When you put together the fundamental features of every Republican bill – a cut in federal health care spending of at least $1.2 trillion over ten years and changes to health insurance regulations that drastically raise premiums for people who are older and have pre-existing conditions – there was no way to avoid the result the CBO keeps finding. These bills reduce the number of insured Americans by well over 20 million people (and the number of insured Pennsylvanians by well over 1 million).
The Republican health care proposals were caught between two basic facts. The first is that we can’t provide health care without paying for it. The second is that if we were to cut federal spending by 1.2 trillion dollars over ten years, millions of people would receive less health care than they would without the reduction.

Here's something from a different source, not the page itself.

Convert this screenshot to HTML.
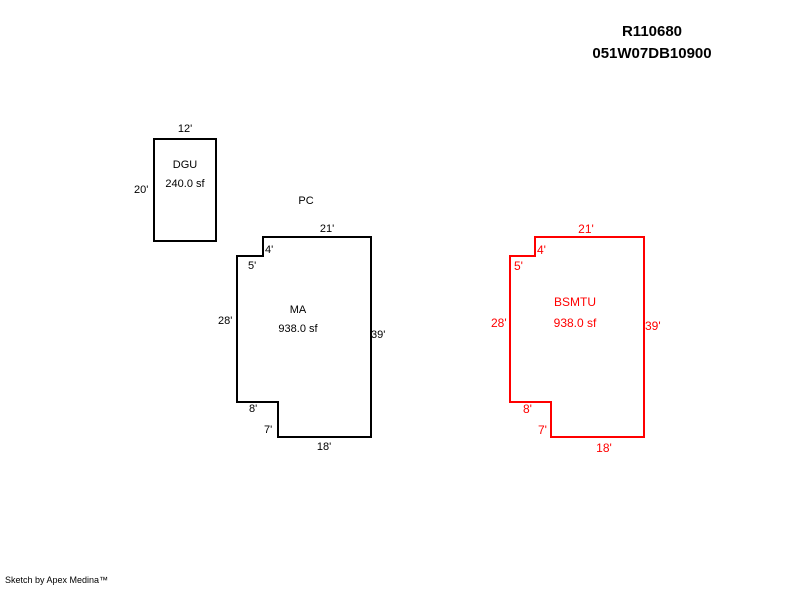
<!DOCTYPE html>
<html><head><style>
body{margin:0;background:#fff;width:800px;height:587px;overflow:hidden}
svg text{font-family:"Liberation Sans",Arial,sans-serif;font-size:11px}
</style></head><body>
<svg width="800" height="587" xmlns="http://www.w3.org/2000/svg">
<text x="652" y="36" text-anchor="middle" style="font-size:15px;font-weight:bold">R110680</text>
<text x="652" y="58" text-anchor="middle" style="font-size:15px;font-weight:bold">051W07DB10900</text>
<g fill="none" stroke="#000" stroke-width="2">
<rect x="154" y="139" width="62" height="102"/>
<polygon points="263,237 371,237 371,437 278,437 278,402 237,402 237,256 263,256"/>
</g>
<polygon points="535,237 644,237 644,437 551,437 551,402 510,402 510,256 535,256" fill="none" stroke="#f00" stroke-width="2"/>
<g fill="#000">
<text x="185" y="132" text-anchor="middle">12'</text>
<text x="134" y="193">20'</text>
<text x="185" y="168" text-anchor="middle">DGU</text>
<text x="185" y="187" text-anchor="middle">240.0 sf</text>
<text x="306" y="204" text-anchor="middle">PC</text>
<text x="327" y="232" text-anchor="middle">21'</text>
<text x="265" y="253">4'</text>
<text x="248" y="269">5'</text>
<text x="218" y="324">28'</text>
<text x="298" y="313" text-anchor="middle">MA</text>
<text x="298" y="332" text-anchor="middle">938.0 sf</text>
<text x="371" y="338">39'</text>
<text x="249" y="412">8'</text>
<text x="264" y="433">7'</text>
<text x="324" y="450" text-anchor="middle">18'</text>
</g>
<g fill="#f00" style="font-size:12px">
<text x="586" y="233" text-anchor="middle" style="font-size:12px">21'</text>
<text x="537" y="254" style="font-size:12px">4'</text>
<text x="514" y="270" style="font-size:12px">5'</text>
<text x="491" y="327" style="font-size:12px">28'</text>
<text x="575" y="306" text-anchor="middle" style="font-size:12px">BSMTU</text>
<text x="575" y="327" text-anchor="middle" style="font-size:12px">938.0 sf</text>
<text x="645" y="330" style="font-size:12px">39'</text>
<text x="523" y="413" style="font-size:12px">8'</text>
<text x="538" y="434" style="font-size:12px">7'</text>
<text x="604" y="452" text-anchor="middle" style="font-size:12px">18'</text>
</g>
<text x="5" y="583" style="font-size:9px">Sketch by Apex Medina™</text>
</svg>
</body></html>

That is why all the Republican patches on their bills couldn’t stop millions of people from losing health care. Every one of their “fixes,” from the $45 billion for substance abuse disorders to the $200 billion insurance stabilization fund, suffered from the same problems. They didn’t provide enough money to make up for the health care lost under the current system. They didn’t provide enough health care to those who really need it because the patches were solely designed to win the votes of Senators and Representatives. And every one of those patches was temporary. They were meant to delay the pain of the Republican health care bill for one or two or three election cycles or so the next CBO score is a little better. Eventually, however, all the losses in insured population predicted by the first CBO score – 24 million – would have happened.
There is no way around it. There is only $430 billion available for patches from the combination of the deficit reduction in the original Senate bill and the removal of repeal of the Medicare taxes. That left the Republican health care bill about $800 million short in the first ten years. And when the patches were removed in the second ten years, the full $1.2 billion reduction in federal spending would have gone effect.
Every change in the bill that left the basic structure of the Republican approach to health care in place, including the ones we had not yet seen, were only Band-aids on the deep, stinking wound that would have been created in our health care system by these bills. By the end of ten-years – if not sooner – those Band-aids would have all fallend off and the stinking wound would have been be obvious to anyone who does not benefit from the huge tax cuts in the bill.
We should all be greatful that this effort failed.